(Rows from a dataset of charts and code)
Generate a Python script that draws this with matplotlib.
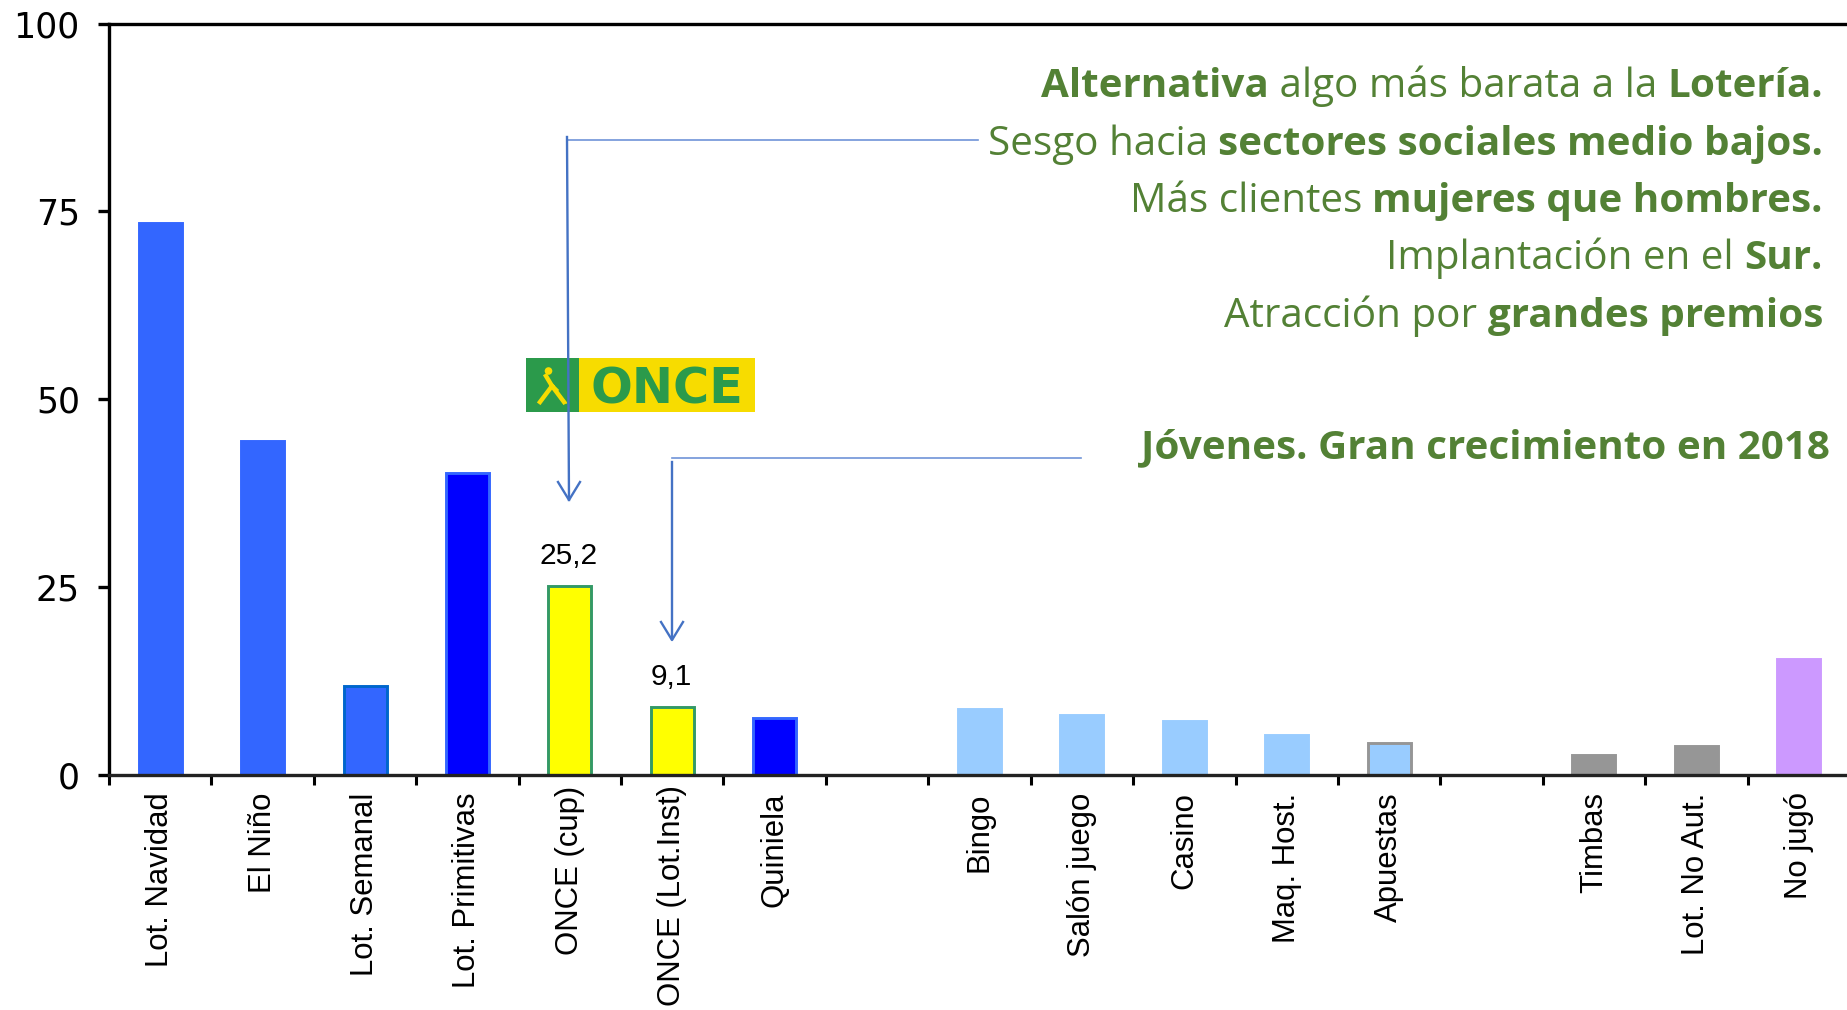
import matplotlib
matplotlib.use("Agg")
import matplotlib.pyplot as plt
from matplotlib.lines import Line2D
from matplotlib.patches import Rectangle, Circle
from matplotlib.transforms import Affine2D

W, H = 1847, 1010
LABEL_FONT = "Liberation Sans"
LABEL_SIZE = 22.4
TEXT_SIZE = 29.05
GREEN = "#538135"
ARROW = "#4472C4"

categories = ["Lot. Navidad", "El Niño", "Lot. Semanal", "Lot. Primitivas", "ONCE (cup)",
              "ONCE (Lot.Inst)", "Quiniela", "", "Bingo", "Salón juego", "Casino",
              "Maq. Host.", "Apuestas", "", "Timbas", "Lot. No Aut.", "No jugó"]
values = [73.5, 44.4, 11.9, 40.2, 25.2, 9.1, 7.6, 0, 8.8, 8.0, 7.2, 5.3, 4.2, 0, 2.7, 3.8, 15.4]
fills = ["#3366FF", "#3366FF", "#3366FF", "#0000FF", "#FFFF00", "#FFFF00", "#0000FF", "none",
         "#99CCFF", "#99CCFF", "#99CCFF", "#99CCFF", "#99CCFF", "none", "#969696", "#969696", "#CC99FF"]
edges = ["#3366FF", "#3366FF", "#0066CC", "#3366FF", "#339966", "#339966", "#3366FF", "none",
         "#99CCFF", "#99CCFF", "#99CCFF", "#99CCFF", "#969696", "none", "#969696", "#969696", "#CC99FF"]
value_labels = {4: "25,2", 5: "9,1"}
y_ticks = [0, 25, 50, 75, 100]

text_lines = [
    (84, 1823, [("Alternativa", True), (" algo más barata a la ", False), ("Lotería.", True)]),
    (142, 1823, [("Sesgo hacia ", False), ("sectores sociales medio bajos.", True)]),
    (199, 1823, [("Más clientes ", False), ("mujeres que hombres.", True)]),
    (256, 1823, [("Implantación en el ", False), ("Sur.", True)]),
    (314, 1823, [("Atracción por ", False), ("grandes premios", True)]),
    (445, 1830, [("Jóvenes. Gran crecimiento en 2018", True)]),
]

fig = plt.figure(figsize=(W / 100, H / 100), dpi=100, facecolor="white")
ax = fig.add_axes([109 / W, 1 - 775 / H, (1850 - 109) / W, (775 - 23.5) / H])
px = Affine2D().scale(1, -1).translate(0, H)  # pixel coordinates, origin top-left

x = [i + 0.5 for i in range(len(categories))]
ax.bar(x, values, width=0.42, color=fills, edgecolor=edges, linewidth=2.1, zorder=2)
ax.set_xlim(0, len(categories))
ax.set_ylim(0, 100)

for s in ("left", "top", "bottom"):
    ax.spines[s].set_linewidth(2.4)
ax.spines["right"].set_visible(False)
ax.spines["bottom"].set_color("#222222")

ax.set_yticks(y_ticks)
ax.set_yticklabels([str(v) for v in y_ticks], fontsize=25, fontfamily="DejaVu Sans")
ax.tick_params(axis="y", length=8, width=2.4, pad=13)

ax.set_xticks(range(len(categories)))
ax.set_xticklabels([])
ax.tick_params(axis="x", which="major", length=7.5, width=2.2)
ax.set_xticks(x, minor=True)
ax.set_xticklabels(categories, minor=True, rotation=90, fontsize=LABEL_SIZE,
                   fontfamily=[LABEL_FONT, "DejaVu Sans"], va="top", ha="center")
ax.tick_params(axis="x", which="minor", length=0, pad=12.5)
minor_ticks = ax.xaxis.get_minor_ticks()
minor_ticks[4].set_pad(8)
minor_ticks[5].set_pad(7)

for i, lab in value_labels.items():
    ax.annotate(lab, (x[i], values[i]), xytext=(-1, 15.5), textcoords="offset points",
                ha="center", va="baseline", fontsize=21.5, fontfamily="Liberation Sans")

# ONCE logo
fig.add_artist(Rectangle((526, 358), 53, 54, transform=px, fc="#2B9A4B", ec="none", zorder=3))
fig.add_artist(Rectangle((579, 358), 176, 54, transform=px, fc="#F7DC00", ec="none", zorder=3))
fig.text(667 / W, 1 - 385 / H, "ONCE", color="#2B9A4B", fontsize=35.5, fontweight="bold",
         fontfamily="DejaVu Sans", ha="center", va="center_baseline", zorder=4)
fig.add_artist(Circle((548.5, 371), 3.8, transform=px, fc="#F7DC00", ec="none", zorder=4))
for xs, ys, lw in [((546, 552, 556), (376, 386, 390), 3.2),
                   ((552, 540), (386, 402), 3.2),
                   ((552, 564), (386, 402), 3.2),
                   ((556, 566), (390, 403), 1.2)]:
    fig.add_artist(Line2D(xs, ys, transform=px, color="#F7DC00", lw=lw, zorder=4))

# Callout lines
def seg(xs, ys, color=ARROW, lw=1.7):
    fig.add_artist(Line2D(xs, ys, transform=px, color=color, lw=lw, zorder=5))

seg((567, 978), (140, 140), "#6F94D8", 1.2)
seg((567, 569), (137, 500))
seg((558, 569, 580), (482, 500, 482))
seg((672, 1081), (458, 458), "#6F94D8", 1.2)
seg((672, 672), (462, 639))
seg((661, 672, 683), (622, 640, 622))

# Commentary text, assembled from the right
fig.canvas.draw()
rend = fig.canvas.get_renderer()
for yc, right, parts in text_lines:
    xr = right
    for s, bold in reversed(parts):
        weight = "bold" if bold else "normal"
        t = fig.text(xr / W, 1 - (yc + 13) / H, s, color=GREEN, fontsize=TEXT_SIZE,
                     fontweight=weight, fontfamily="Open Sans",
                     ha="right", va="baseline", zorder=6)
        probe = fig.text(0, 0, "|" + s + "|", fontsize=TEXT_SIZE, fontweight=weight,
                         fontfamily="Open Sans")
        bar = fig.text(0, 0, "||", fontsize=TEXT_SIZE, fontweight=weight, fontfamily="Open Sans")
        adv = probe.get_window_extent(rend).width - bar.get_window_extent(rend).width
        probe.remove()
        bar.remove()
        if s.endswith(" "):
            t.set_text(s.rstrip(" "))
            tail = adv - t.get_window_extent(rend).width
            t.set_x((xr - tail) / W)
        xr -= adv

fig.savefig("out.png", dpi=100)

...

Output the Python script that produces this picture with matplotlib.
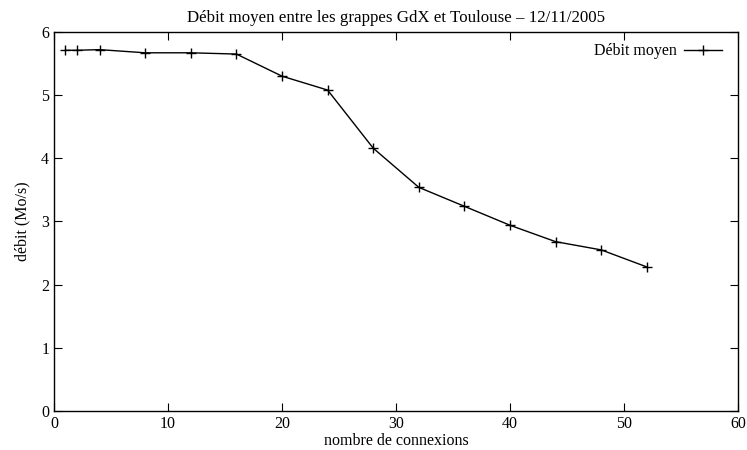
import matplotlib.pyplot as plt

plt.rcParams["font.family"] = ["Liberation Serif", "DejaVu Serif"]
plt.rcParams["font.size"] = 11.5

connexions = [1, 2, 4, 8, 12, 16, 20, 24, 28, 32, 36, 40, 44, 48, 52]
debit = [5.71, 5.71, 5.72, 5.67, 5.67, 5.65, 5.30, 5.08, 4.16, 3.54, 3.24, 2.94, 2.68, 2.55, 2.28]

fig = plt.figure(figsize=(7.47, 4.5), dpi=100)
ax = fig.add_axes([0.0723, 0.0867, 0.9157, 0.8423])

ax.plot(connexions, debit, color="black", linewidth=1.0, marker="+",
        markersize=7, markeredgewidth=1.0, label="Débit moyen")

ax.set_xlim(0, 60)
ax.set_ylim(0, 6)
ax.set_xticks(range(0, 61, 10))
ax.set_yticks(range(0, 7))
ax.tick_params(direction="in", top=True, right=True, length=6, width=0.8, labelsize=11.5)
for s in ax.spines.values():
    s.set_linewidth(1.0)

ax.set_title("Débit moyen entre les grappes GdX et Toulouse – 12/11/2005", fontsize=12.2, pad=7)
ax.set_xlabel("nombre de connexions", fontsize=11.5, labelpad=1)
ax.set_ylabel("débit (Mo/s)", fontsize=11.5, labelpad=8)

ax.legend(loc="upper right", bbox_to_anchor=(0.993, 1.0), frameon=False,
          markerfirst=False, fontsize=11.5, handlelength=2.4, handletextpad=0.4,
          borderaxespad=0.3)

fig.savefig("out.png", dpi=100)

Set problem:
Your copy should hold only the lines from the one containing "Generate a Python" through the one containing "from matplotlib.transforms import Affine2D", word for word, with no pictures.

Right answer:
Generate a Python script that draws this with matplotlib.
import matplotlib
matplotlib.use("Agg")
import matplotlib.pyplot as plt
from matplotlib.lines import Line2D
from matplotlib.patches import Rectangle, Circle
from matplotlib.transforms import Affine2D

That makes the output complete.